Por Maite Pil.
Hace un momento me crucé en Facebook una publicación de la venta de un sillón a tres mil pesos. El dueño aclaraba - además de que en las fotos se podía apreciar- que era para retapizar. Abajo, una catarata de comentarios: "Cómo vas a venderlo a ese precio", "Qué ladri", "Encima pretende que lo retiren hoy", etc. Me pareció una locura ese claro ataque en manada. ¿Por qué esa indignación sobre algo que, uno pensaría, no los afecta en nada?

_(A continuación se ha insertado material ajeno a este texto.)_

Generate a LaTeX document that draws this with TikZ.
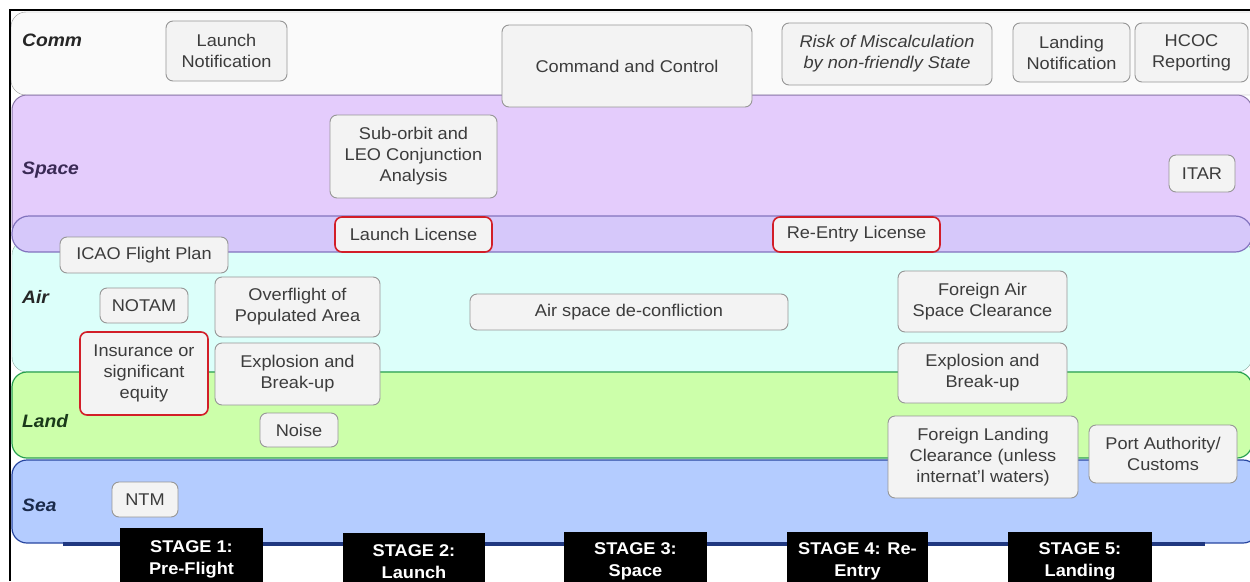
\documentclass[tikz,border=0pt]{standalone}
\usepackage{fontspec}
\setmainfont{Liberation Sans}[FakeStretch=1.07]
\definecolor{commfill}{RGB}{250,250,250}
\definecolor{commline}{RGB}{150,150,150}
\definecolor{spacefill}{RGB}{228,204,252}
\definecolor{spaceline}{RGB}{140,120,170}
\definecolor{licfill}{RGB}{214,200,250}
\definecolor{licline}{RGB}{130,115,190}
\definecolor{airfill}{RGB}{220,255,250}
\definecolor{airline}{RGB}{140,170,160}
\definecolor{landfill}{RGB}{204,255,170}
\definecolor{landline}{RGB}{40,160,80}
\definecolor{seafill}{RGB}{180,204,255}
\definecolor{sealine}{RGB}{40,70,160}
\definecolor{itemfill}{RGB}{243,243,243}
\definecolor{itemline}{RGB}{150,150,150}
\definecolor{itemtext}{RGB}{60,60,60}
\definecolor{licred}{RGB}{210,30,40}
\begin{document}
\begin{tikzpicture}[x=1pt,y=-1pt,
    wh/.style 2 args={minimum width=#1pt,minimum height=#2pt},
    item/.style={draw=itemline,fill=itemfill,rounded corners=7pt,align=center,text=itemtext,
      inner sep=0pt,line width=0.9pt,font=\fontsize{17}{21}\selectfont},
    redbox/.style={item,draw=licred,line width=1.6pt},
    stage/.style={fill=black,text=white,align=center,inner sep=0pt,
      font=\fontsize{17}{22}\selectfont\bfseries},
    lane/.style={anchor=west,inner sep=0pt,font=\fontsize{18}{20}\selectfont\bfseries\itshape}]
  \useasboundingbox (0,0) rectangle (1250,581);

  % the lanes
  \begin{scope}
    \clip (0,0) rectangle (1250,581);
    \draw[draw=commline,fill=commfill,rounded corners=15pt] (11,12) rectangle (1275,95);
    \draw[draw=spaceline,fill=spacefill,rounded corners=15pt,line width=1pt] (12,95) rectangle (1252,240);
    \draw[draw=airline,fill=airfill,rounded corners=15pt] (12,240) rectangle (1252,372);
    \draw[draw=licline,fill=licfill,rounded corners=17pt,line width=1.2pt] (12,216) rectangle (1252,252);
    \draw[draw=landline,fill=landfill,rounded corners=15pt,line width=1.2pt] (12,372) rectangle (1252,458);
    \draw[draw=sealine,fill=seafill,rounded corners=15pt,line width=1.2pt] (12,460) rectangle (1258,543);
    \draw[sealine!80!black,line width=4pt] (63,544) -- (1205,544);
  \end{scope}
  \draw[black,line width=1.5pt] (10,581) -- (10,10) -- (1250,10);

  \node[lane,text=black!85] (comm) at (22,40) {Comm};
  \node[lane,text={rgb,255:red,58;green,42;blue,85}] (space) at (22,170) {Space};
  \node[lane,text=black!85] (air) at (22,297) {Air};
  \node[lane,text={rgb,255:red,26;green,58;blue,26}] (land) at (22,421) {Land};
  \node[lane,text={rgb,255:red,26;green,42;blue,74}] (sea) at (22,505) {Sea};

  % comm
  \node[item,wh={121}{60}] (lnchnotif) at (226.5,51) {Launch\\Notification};
  \node[item,wh={250}{82}] (cmdctl) at (627,66) {Command and Control};
  \node[item,wh={210}{62},font=\fontsize{17}{21}\selectfont\itshape] (risk) at (887,54) {Risk of Miscalculation\\by non-friendly State};
  \node[item,wh={117}{59}] (lndnotif) at (1071.5,52.5) {Landing\\Notification};
  \node[item,wh={113}{59}] (hcoc) at (1191.5,52.5) {HCOC\\Reporting};

  % space
  \node[item,wh={167}{83}] (leo) at (413.5,156.5) {Sub-orbit and\\LEO Conjunction\\Analysis};
  \node[item,wh={66}{37}] (itar) at (1202,173.5) {ITAR};
  \node[redbox,wh={157}{35}] (lnchlic) at (413.5,234.5) {Launch License};
  \node[redbox,wh={167}{35}] (reentlic) at (856.5,234.5) {Re-Entry License};

  % air
  \node[item,wh={168}{36}] (icao) at (144,255) {ICAO Flight Plan};
  \node[item,wh={88}{35}] (notam) at (144,305.5) {NOTAM};
  \node[item,wh={165}{60}] (overfl) at (297.5,307) {Overflight of\\Populated Area};
  \node[item,wh={318}{36}] (deconf) at (629,312) {Air space de-confliction};
  \node[item,wh={169}{61}] (fgnair) at (982.5,301.5) {Foreign Air\\Space Clearance};

  % land
  \node[redbox,wh={128}{83}] (insur) at (144,373.5) {Insurance or\\significant\\equity};
  \node[item,wh={165}{62}] (explA) at (297.5,374) {Explosion and\\Break-up};
  \node[item,wh={169}{60}] (explB) at (982.5,373) {Explosion and\\Break-up};
  \node[item,wh={78}{34}] (noise) at (299,430) {Noise};
  \node[item,wh={190}{82}] (fgnland) at (983,457) {Foreign Landing\\Clearance (unless\\internat'l waters)};
  \node[item,wh={148}{58}] (port) at (1163,454) {Port Authority/\\Customs};

  % sea
  \node[item,wh={66}{35}] (ntm) at (145,499.5) {NTM};

  % stages
  \node[stage,wh={143}{62}] (stg1) at (191.5,559) {STAGE 1:\\Pre-Flight};
  \node[stage,wh={142}{58}] (stg2) at (414,562) {STAGE 2:\\Launch};
  \node[stage,wh={143}{58}] (stg3) at (635.5,561) {STAGE 3:\\Space};
  \node[stage,wh={141}{58}] (stg4) at (857.5,561) {STAGE 4: Re-\\Entry};
  \node[stage,wh={144}{58}] (stg5) at (1080,561) {STAGE 5:\\Landing};
\end{tikzpicture}
\end{document}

Este es un fenómeno que viene in crescendo en las redes sociales, los denominados haters llegaron para quedarse. Ahora, más que analizar esta manifestación en su dimensión virtual, y ponerme a pensar en la impunidad que garantiza el anonimato, prefiero hacerlo por su reverso. No creo que sea casualidad que esta dinámica se haya instalado en tiempos en los que los vínculos ya no fundan un compromiso. Las relaciones se basan, cada vez más, bajo la premisa de lo dado, es decir, no hay una construcción subjetiva ni un reconocimiento del otro como tal; lo incorporo en tanto se adapta a la dinámica establecida.
Seguramente todos recuerden la frase que se le atribuye a Groucho Marx: "Estos son mis principios. Si no le gustan, tengo otros". Más allá de la evidente ironía con la que trabaja la integridad, podemos pensarla - por qué no- como una reflexión sobre el costo vincular: lo inmutable no hace lazo. Hoy, a más de 30 de esa frase, lo que predomina es la cultura del desapego emocional. Soltar es la vedette del siglo y al que no le guste, que se joda.
Es por esto que pienso que el odio en las redes sociales es una suerte de desplazamiento patológico de aquello que se sofoca o se veda en las relaciones actuales. En la medida en que la deuda que funda a los vínculos sea el no deberse nada -es decir, un costo cero- no podrá revertirse este fenómeno.